Directions:
Starting at the top of the listing, extract every line up to and including the one with "11,14,6,4,8,11,6]". Pictures stay out of the copy.

--- Start of Source data ---

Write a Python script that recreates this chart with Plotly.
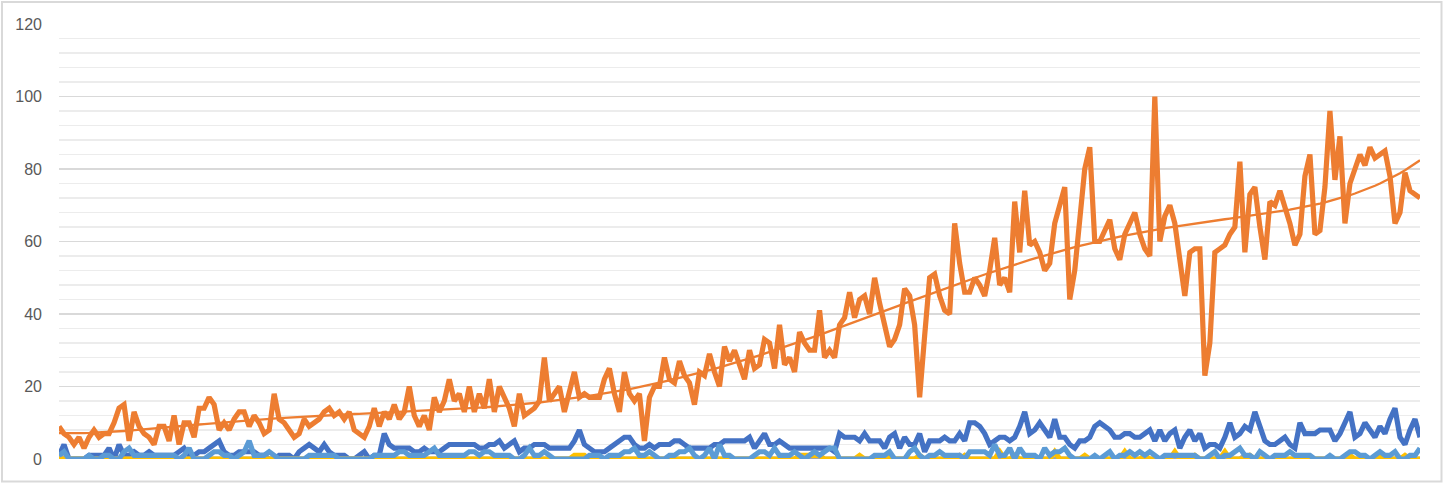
import numpy as np
import plotly.graph_objects as go

# ---------------- data ----------------
series_blue = [1,4,0,0,0,0,1,1,1,1,
 3,0,4,1,1,2,1,1,2,1,
 1,1,1,1,2,3,1,1,2,2,3,
 4,5,2,1,1,2,2,2,2,1,
 1,0,0,1,1,1,0,2,3,4,
 3,2,4,2,1,1,1,0,0,1,
 2,0,1,1,7,4,3,3,3,3,2,
 2,3,2,2,2,3,4,4,4,4,
 4,4,3,3,4,4,5,3,4,5,
 2,3,3,4,4,4,3,3,3,3,
 3,5,8,4,3,2,2,2,3,4,
 5,6,6,4,3,3,4,3,4,4,4,
 5,5,4,3,3,3,3,3,4,4,
 5,5,5,5,5,6,3,5,7,4,
 4,5,4,3,3,3,3,3,3,3,
 3,3,2,7,6,6,6,5,7,5,5,
 5,3,6,7,3,6,4,4,7,2,
 5,5,5,6,5,5,7,5,10,10,
 9,7,4,5,6,6,5,6,9,13,
 7,8,10,8,6,11,6,6,4,3,
 5,5,6,9,10,9,8,6,6,7,7,
 6,6,7,8,5,8,5,7,8,3,
 6,8,5,7,3,4,4,3,6,10,
 6,7,9,8,13,9,5,4,4,5,
 6,4,3,10,7,7,7,8,8,8,5,
 7,10,13,6,7,10,8,6,9,7,
 11,14,6,4,8,11,6]

series_orange = [9, 7, 6, 4, 6, 3, 6, 8, 6, 7, 7, 10, 14, 15, 5, 13, 9, 7, 6, 4, 9, 9, 5, 12, 4,
 10, 10, 6, 14, 14, 17, 15, 8, 10, 8, 11, 13, 13, 9, 12, 10, 7, 8, 18, 11, 10, 8, 6,
 7, 11, 9, 10, 11, 13, 14, 12, 13, 11, 13, 8, 7, 6, 9, 14, 9, 13, 11, 15, 11, 13, 20, 12, 9,
 12, 8, 17, 13, 16, 22, 16, 18, 13, 20, 13, 18, 14, 22, 13, 20, 17, 14, 9, 18, 12, 13, 14, 16, 28,
 16, 18, 20, 13, 18, 24, 17, 18, 17, 17, 17, 22, 25, 18, 13, 24, 18, 16, 18, 5, 17, 20, 20, 28, 22,
 21, 27, 23, 21, 15, 24, 23, 29, 24, 20, 31, 27, 30, 26, 22, 30, 25, 26, 33, 32, 25, 37, 26, 28,
 24, 35, 32, 30, 30, 41, 28, 30, 28, 37, 39, 46, 39, 44, 45, 40, 50, 43, 37, 31, 33, 37, 47, 45, 37,
 17, 34, 50, 51, 45, 41, 40, 65, 54, 46, 46, 50, 48, 45, 52, 61, 48, 50, 46, 71, 57, 74, 59,
 60, 57, 52, 54, 65, 70, 75, 44, 52, 66, 80, 86, 60, 60, 63, 66, 58, 55, 62, 65, 68, 62, 58, 56, 100,
 60, 67, 70, 65, 55, 45, 57, 58, 58, 23, 32, 57, 58, 59, 62, 64, 82, 57, 73, 75, 64, 55, 71, 70,
 74, 70, 65, 59, 62, 78, 84, 62, 63, 75, 96, 77, 89, 65, 76, 80, 84, 81, 86, 83, 84, 85, 78, 65, 68,
 79, 74, 73, 72]

series_grey = [1,0,0,0,0,0,0,0,0,0, 0,0,0,0,0,0,0,0,0,0, 0,0,0,0,0,0,0,0,0,0,
 0,0,0,0,0,0,0,0,0,0, 0,0,0,0,0,0,0,0,0,0, 0,0,0,0,0,0,0,0,0,0,
 0,0,0,0,0,0,0,0,0,0, 0,0,0,0,0,0,0,0,0,0, 0,0,0,0,0,0,0,0,0,0,
 0,0,0,0,0,0,0,0,0,0, 0,0,0,0,0,0,0,0,0,0, 0,0,0,0,0,0,0,0,0,0,
 0,0,0,0,0,0,0,0,0,0, 0,0,0,0,0,0,0,0,0,0, 0,0,0,0,0,0,0,0,0,0,
 1,0,0,0,0,0,0,0,0,0, 0,0,0,0,0,0,0,0,0,0, 0,0,0,0,0,0,0,0,0,0,
 1,0,0,0,0,0,0,0,0,0, 0,0,0,0,0,0,0,0,0,0, 0,0,0,0,0,0,0,0,0,0,
 0,0,0,0,0,0,0,0,0,0, 0,0,0,0,0,0,0,0,0,0, 0,0,0,0,0,0,0,1,0,0,
 0,0,0,0,0,0,0,0,0,0, 0,0,0,0,0,0,0,0,0,0, 0,0,0,0,0,0,0,0,0,0,
 0,0,0]

series_yellow = [0,0,0,0,0,0,0,0,0,0, 0,0,0,0,0,0,0,0,0,0, 0,0,0,0,0,0,0,0,0,0,
 0,0,0,0,0,0,0,0,0,0, 0,0,0,0,0,0,0,0,0,0, 0,0,0,0,0,0,0,0,0,0,
 0,0,0,0,0,0,0,0,0,0, 0,0,0,0,0,0,0,0,0,0, 0,0,0,0,0,0,0,0,0,0,
 0,0,0,0,0,0,0,0,0,0, 0,0,0,1,1,1,0,0,0,0, 0,0,0,0,0,0,0,0,0,0,
 0,0,0,0,0,0,0,0,0,0, 0,0,0,0,0,0,0,0,0,0, 0,0,0,0,0,0,0,0,1,1,
 1,1,1,0,0,0,0,0,0,0, 1,0,0,0,0,0,1,0,0,0, 0,0,1,0,0,0,0,0,0,0,
 0,1,0,0,0,0,0,0,2,0, 0,1,0,0,0,0,0,0,0,2, 0,0,0,0,0,1,0,0,0,0,
 0,0,0,2,0,0,0,1,0,0, 0,0,0,2,0,0,0,1,0,0, 0,0,0,2,0,0,0,0,1,0,
 0,0,0,0,0,0,0,0,0,0, 0,0,0,0,0,0,0,0,1,0, 0,0,0,0,1,0,0,0,0,1,
 0,0,0]

series_lightblue = [1,2,0,0,0,0,1,0,0,1,
 1,0,0,2,3,1,1,1,1,1,
 1,1,1,1,0,1,3,0,0,0,1,
 2,2,1,1,0,1,2,5,1,1,
 1,2,1,0,0,0,0,0,0,1,
 1,1,1,1,1,0,0,0,0,0,
 0,0,1,1,1,1,1,2,2,1,1,
 1,1,2,3,1,1,1,1,1,1,
 2,2,1,2,2,1,1,1,1,0,
 0,1,3,1,1,2,1,0,0,0,
 0,0,0,0,1,1,1,0,1,1,
 1,2,2,3,1,1,2,1,0,0,1,
 1,2,2,3,1,0,1,3,0,4,
 1,1,0,0,0,0,1,2,2,1,
 3,1,1,1,2,1,0,1,2,1,
 2,3,3,0,0,0,0,0,0,0,1,
 1,1,2,0,0,0,2,3,1,0,
 1,1,2,1,1,1,1,0,2,2,
 2,2,1,4,1,1,3,0,3,1,
 1,1,0,3,1,2,2,3,1,0,
 0,0,0,1,0,1,2,0,1,1,2,
 1,2,1,2,1,0,1,1,1,1,
 1,1,1,0,0,1,2,0,1,1,
 2,3,1,1,0,2,1,0,1,1,
 1,2,1,1,1,1,0,0,0,1,0,
 0,1,2,2,1,1,0,1,2,1,
 1,2,0,0,1,1,3]

y_tick_values = [0, 20, 40, 60, 80, 100, 120]
y_tick_labels = ["0", "20", "40", "60", "80", "100", "120"]

# ---------------- figure ----------------
n = len(series_orange)
x = np.arange(n)

# polynomial trendline of the orange series (Excel style)
trend_poly = np.polynomial.Polynomial.fit(x, np.array(series_orange, dtype=float), 6)
trend = trend_poly(x)

W, H = 1444, 484
ML, MR, MT, MB = 59, 24, 24, 25
pw, ph = W - ML - MR, H - MT - MB

fig = go.Figure()
LW = 5.2
fig.add_trace(go.Scatter(x=x, y=series_blue, mode="lines", line=dict(color="#4472C4", width=LW)))
fig.add_trace(go.Scatter(x=x, y=series_orange, mode="lines", line=dict(color="#ED7D31", width=LW)))
fig.add_trace(go.Scatter(x=x, y=series_grey, mode="lines", line=dict(color="#A5A5A5", width=LW)))
fig.add_trace(go.Scatter(x=x, y=series_yellow, mode="lines", line=dict(color="#FFC000", width=LW)))
fig.add_trace(go.Scatter(x=x, y=series_lightblue, mode="lines", line=dict(color="#5B9BD5", width=LW)))
fig.add_trace(go.Scatter(x=x, y=trend, mode="lines", line=dict(color="#ED7D31", width=2.3)))

fig.update_layout(
    width=W, height=H,
    margin=dict(l=ML, r=MR, t=MT, b=MB, pad=0),
    paper_bgcolor="white", plot_bgcolor="white",
    showlegend=False,
    xaxis=dict(range=[0, n - 1], showgrid=False, zeroline=False, showticklabels=False,
               ticks="", showline=False, fixedrange=True),
    yaxis=dict(range=[0, 120], tickvals=y_tick_values, ticktext=y_tick_labels,
               showgrid=True, gridcolor="#d9d9d9", gridwidth=1.3, zeroline=False,
               ticks="", ticklabelstandoff=16,
               tickfont=dict(family="Liberation Sans, Arial, sans-serif", size=16, color="#595959"),
               minor=dict(dtick=4, tick0=0, showgrid=True, gridcolor="#ececec", gridwidth=1.2),
               fixedrange=True),
)

# chart-area border
fig.add_shape(type="rect", xref="paper", yref="paper",
              x0=(2 - ML) / pw, x1=(1441.5 - ML) / pw,
              y0=(MT + ph - 481.5) / ph, y1=(MT + ph - 2) / ph,
              line=dict(color="#d9d9d9", width=2), layer="below")

fig.write_html("out.html",
               config={"displayModeBar": False, "staticPlot": True},
               post_script="document.body.style.margin='0';document.body.style.overflow='hidden';")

--- End of Source data ---

Task response:
Write a Python script that recreates this chart with Plotly.
import numpy as np
import plotly.graph_objects as go

# ---------------- data ----------------
series_blue = [1,4,0,0,0,0,1,1,1,1,
 3,0,4,1,1,2,1,1,2,1,
 1,1,1,1,2,3,1,1,2,2,3,
 4,5,2,1,1,2,2,2,2,1,
 1,0,0,1,1,1,0,2,3,4,
 3,2,4,2,1,1,1,0,0,1,
 2,0,1,1,7,4,3,3,3,3,2,
 2,3,2,2,2,3,4,4,4,4,
 4,4,3,3,4,4,5,3,4,5,
 2,3,3,4,4,4,3,3,3,3,
 3,5,8,4,3,2,2,2,3,4,
 5,6,6,4,3,3,4,3,4,4,4,
 5,5,4,3,3,3,3,3,4,4,
 5,5,5,5,5,6,3,5,7,4,
 4,5,4,3,3,3,3,3,3,3,
 3,3,2,7,6,6,6,5,7,5,5,
 5,3,6,7,3,6,4,4,7,2,
 5,5,5,6,5,5,7,5,10,10,
 9,7,4,5,6,6,5,6,9,13,
 7,8,10,8,6,11,6,6,4,3,
 5,5,6,9,10,9,8,6,6,7,7,
 6,6,7,8,5,8,5,7,8,3,
 6,8,5,7,3,4,4,3,6,10,
 6,7,9,8,13,9,5,4,4,5,
 6,4,3,10,7,7,7,8,8,8,5,
 7,10,13,6,7,10,8,6,9,7,
 11,14,6,4,8,11,6]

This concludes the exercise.